Not always. The boundary between VA and MD (states in the USA) is the Virginia shoreline of the Potomac River.

Which has caused oddities over the years…

At one time, gambling and liquor were illegal in VA, so casinos set up boats at the low tide line. Customers parked in VA and walked onto the casino barges from the Va side, but they were technically in MD.

You need to follow MD fishing regulations even from VA shore (though a VA license is ok).

My uncle once argued a case in the U.S. Supreme Court regarding Indiana & Kentucky's border, which was initially established in the middle of the river.

The Ohio River has gradually shifted south since the border was established, so some parts of Kentucky are now on the "wrong" side of the river.

The former capital of Illinois is on the wrong side of the Mississippi nowadays
genuine question: how is the middle defined when both shores are fractals?
I've thought about this before and came to the non-rigorous conclusion that if you define the middle as always being equidistant between the nearest points on the shoreline, then its length must be finite. The same is true if you define it as the shortest path through the river.

Basically this is because an infinite-length line must "loop back" on itself, so that at some point it curves by at least 90° from the main direction of movement. This can never happen at a small scale for the middle of a river.

I would really love a mathematician to weigh in on this though. The one main problem I can see is that it might lead to something akin to the Weierstrass function https://en.wikipedia.org/wiki/Weierstrass_function which itself has infinite length, although I don't quite understand why this is or if it's applicable to the case of rivers.

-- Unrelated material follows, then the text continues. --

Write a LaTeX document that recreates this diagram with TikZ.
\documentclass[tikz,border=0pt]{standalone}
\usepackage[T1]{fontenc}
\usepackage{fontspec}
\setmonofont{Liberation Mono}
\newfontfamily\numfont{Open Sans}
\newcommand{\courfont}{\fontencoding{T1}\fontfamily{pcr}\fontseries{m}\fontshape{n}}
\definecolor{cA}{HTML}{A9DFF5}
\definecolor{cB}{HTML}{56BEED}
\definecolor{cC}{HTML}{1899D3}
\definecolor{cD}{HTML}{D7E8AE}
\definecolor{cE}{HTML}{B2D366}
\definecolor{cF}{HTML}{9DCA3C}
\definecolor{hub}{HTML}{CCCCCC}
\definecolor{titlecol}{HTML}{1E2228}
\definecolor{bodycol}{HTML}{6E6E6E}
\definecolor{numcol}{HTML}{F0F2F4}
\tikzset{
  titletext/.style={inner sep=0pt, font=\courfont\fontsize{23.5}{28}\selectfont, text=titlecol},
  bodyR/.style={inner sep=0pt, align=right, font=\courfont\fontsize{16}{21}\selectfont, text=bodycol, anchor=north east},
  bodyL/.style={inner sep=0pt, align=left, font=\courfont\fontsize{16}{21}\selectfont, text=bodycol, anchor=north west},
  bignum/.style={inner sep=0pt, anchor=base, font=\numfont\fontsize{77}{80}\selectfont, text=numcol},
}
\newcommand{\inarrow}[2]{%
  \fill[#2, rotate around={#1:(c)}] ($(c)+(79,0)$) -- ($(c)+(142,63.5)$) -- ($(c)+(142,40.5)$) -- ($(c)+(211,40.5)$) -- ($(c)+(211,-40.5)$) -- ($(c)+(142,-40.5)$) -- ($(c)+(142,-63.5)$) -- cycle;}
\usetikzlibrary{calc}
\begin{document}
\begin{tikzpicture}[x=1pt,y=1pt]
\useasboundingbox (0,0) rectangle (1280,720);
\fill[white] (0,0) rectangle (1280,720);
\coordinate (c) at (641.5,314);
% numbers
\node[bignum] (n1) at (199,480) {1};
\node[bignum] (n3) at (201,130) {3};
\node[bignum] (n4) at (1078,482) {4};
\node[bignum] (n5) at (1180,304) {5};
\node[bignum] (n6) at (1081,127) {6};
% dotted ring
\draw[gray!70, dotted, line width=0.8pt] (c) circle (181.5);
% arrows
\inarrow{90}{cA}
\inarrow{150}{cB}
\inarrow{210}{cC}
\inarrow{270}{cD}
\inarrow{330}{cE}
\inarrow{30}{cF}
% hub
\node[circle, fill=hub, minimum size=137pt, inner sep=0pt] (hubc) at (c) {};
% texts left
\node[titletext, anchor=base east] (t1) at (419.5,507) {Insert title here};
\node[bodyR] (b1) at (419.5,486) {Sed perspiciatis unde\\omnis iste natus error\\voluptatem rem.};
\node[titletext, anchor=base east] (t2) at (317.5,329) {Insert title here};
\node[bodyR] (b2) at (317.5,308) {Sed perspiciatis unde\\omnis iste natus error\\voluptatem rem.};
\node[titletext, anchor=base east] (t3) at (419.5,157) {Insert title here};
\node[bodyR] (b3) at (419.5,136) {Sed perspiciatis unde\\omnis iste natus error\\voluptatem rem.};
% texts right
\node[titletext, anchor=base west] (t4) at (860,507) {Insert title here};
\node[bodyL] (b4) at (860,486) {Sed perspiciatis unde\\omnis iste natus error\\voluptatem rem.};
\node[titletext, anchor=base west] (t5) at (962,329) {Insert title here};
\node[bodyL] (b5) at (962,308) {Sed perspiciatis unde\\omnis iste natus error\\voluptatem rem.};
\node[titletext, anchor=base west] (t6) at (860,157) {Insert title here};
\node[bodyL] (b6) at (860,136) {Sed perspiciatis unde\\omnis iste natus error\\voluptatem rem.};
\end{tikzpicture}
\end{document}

Lawyers don't really think about these things in the same way that mathematicians do:

https://en.wikipedia.org/wiki/Thalweg#Thalweg_principle

> The Treaty of Versailles, for example, specifies that "In the case of boundaries which are defined by a navigable waterway" the boundary is to follow "the median line of the principal channel of navigation."

As an example, here is what is said by Oregon & Washington about the border between them. This was ratified by both states in a compact. It looks like they switched from less precise definitions like "the varying center of the main channel of the Columbia River" to a list of precise coordinates.

Washington: https://app.leg.wa.gov/rcw/default.aspx?cite=43.58&full=true

Oregon: https://oregon.public.law/statutes/ors_186.520

Wondering the same, don't enlightenment there would be great
But the middle of the river is just a function of both shifting coasts.